What is being asked:
From the listing below, output the lines between the one with "Clone this chart in matplotlib." and the one with "from matplotlib.patches import", including those two, and nothing else. Pictures are not copied.

# Start of Source data

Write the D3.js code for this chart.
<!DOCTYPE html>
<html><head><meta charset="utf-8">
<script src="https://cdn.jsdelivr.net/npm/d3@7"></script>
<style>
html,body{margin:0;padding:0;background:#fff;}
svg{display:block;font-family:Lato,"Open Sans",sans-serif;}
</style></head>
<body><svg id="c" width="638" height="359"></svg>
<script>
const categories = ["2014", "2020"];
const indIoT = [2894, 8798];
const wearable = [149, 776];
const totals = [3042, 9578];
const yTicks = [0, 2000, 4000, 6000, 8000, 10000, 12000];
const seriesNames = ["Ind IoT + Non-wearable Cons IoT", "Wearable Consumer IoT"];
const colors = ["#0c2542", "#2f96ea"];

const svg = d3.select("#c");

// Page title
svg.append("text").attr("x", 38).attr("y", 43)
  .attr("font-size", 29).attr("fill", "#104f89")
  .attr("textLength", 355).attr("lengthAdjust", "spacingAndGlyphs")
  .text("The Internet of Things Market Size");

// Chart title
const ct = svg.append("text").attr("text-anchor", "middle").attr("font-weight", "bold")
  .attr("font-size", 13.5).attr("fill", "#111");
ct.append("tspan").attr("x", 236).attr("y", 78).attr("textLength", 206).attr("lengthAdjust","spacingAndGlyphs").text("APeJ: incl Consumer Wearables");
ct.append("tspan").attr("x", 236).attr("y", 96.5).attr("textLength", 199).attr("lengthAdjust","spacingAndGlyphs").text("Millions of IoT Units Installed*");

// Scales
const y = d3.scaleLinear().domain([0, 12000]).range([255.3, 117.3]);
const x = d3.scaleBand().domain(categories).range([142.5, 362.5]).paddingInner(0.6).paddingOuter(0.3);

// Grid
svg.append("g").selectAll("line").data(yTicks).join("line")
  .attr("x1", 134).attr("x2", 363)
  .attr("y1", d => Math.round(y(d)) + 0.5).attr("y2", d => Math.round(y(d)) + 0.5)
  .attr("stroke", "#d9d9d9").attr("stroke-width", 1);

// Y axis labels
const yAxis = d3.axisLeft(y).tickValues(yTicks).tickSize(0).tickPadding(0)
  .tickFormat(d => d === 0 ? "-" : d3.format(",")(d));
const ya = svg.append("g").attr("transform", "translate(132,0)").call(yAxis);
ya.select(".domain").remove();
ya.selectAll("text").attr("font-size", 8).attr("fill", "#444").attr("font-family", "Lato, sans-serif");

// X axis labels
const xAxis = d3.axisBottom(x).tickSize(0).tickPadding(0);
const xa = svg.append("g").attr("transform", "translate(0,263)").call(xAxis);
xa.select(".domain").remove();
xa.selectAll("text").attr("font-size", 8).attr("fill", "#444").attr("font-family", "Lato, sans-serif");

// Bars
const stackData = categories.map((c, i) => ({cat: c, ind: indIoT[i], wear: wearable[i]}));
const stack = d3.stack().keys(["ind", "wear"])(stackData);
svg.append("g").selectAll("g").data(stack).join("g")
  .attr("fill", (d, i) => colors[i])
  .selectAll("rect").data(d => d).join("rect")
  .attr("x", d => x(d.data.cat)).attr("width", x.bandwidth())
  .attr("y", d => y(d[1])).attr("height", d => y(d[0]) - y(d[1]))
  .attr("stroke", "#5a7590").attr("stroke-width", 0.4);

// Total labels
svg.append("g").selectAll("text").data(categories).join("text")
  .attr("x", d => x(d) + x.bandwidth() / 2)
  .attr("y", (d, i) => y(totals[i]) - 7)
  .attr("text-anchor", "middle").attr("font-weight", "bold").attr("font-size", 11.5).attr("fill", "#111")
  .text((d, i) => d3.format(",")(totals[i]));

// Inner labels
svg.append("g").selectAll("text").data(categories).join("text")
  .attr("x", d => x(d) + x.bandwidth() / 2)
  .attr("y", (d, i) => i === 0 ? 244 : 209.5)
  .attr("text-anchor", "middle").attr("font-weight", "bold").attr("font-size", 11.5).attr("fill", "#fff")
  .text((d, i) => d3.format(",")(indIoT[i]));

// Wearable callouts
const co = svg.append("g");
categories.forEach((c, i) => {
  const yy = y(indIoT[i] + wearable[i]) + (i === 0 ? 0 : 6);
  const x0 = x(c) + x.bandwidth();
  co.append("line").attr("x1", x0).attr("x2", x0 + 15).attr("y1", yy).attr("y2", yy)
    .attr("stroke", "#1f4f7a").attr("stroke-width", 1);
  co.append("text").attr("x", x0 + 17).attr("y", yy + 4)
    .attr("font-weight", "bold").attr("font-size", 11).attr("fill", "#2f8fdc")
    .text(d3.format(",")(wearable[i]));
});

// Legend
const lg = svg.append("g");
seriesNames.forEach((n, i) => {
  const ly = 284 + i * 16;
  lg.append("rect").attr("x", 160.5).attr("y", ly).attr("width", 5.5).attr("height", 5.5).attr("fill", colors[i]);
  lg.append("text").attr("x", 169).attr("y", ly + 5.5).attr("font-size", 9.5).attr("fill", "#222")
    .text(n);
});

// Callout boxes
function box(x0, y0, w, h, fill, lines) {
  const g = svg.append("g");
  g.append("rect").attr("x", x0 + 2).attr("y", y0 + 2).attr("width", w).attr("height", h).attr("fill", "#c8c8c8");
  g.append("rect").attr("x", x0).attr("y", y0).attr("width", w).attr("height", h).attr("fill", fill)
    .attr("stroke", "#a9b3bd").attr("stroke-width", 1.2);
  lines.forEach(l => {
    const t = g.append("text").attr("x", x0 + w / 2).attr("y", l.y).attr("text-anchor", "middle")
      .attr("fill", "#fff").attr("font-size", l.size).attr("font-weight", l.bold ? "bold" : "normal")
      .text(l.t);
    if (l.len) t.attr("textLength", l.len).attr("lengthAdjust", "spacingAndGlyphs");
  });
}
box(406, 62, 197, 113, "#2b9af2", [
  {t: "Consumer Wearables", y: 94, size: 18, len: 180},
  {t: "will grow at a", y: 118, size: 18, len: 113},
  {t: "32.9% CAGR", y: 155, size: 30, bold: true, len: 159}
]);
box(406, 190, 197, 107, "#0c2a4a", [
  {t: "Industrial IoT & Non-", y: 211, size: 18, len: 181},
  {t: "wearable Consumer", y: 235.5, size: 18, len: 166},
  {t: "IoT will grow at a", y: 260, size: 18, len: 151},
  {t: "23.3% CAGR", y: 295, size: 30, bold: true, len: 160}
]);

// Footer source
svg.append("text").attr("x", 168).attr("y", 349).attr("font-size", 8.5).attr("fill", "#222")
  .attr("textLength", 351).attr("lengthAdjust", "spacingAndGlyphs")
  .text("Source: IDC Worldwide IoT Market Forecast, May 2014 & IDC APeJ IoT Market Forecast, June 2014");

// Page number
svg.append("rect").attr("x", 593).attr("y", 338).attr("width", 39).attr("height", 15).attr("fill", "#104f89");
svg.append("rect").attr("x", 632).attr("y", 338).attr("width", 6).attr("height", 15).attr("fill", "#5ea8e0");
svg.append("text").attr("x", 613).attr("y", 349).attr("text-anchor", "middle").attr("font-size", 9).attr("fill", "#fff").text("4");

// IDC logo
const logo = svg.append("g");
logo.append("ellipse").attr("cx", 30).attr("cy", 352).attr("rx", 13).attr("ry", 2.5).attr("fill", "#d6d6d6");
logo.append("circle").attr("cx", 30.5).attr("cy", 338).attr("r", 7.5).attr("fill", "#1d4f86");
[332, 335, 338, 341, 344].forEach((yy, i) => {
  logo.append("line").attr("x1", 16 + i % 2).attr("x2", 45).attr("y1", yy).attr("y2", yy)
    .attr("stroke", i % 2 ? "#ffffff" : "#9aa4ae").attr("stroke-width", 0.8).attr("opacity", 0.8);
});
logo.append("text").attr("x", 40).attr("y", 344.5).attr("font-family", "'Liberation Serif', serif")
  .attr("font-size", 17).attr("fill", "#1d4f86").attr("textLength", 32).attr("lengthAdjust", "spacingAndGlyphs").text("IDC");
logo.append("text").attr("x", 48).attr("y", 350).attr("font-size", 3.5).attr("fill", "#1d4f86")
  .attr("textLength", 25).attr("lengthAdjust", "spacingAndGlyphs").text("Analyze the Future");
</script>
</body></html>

# End of Source data
# Start of Source data

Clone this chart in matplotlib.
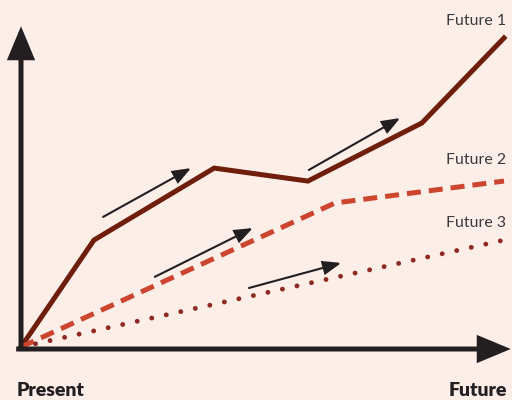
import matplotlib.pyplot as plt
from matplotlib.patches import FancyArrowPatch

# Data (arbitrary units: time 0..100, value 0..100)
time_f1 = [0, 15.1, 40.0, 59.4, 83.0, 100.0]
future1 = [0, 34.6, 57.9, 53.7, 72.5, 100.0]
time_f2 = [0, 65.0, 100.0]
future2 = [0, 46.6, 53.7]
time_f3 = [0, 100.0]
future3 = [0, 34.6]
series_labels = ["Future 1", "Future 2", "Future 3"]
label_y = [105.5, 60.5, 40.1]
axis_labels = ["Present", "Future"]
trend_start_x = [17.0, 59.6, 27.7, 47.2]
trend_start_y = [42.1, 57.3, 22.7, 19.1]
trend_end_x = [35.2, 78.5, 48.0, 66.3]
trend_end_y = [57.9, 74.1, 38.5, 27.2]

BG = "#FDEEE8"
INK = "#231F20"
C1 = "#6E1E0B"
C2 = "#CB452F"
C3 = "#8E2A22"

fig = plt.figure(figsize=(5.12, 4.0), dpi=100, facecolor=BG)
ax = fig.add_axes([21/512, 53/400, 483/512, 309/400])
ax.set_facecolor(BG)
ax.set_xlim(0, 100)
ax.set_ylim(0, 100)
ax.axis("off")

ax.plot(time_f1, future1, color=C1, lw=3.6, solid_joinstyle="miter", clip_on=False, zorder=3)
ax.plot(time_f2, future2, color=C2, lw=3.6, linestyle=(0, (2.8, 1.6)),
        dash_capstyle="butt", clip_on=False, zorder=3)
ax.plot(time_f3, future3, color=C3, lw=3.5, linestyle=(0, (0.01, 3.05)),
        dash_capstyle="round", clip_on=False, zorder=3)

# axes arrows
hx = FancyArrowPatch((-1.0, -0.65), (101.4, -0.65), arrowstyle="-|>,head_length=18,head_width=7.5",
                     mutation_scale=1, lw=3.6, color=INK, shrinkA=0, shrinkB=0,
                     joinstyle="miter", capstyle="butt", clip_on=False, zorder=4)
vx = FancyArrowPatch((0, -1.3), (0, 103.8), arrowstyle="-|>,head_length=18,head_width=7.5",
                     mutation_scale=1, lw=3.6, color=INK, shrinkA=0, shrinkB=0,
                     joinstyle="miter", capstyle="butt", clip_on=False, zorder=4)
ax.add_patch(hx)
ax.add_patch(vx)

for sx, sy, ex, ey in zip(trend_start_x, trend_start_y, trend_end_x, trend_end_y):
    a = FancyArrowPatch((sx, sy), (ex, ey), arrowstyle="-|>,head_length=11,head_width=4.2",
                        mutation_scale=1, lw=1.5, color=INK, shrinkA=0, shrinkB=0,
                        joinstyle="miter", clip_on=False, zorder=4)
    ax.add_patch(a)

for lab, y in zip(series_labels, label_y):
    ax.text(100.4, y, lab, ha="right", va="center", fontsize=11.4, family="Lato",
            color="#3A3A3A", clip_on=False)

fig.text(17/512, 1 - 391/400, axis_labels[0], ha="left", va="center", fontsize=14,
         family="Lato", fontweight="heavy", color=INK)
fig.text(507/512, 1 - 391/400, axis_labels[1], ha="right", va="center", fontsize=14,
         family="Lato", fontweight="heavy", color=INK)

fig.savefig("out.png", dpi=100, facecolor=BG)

# End of Source data

Written solution:
Clone this chart in matplotlib.
import matplotlib.pyplot as plt
from matplotlib.patches import FancyArrowPatch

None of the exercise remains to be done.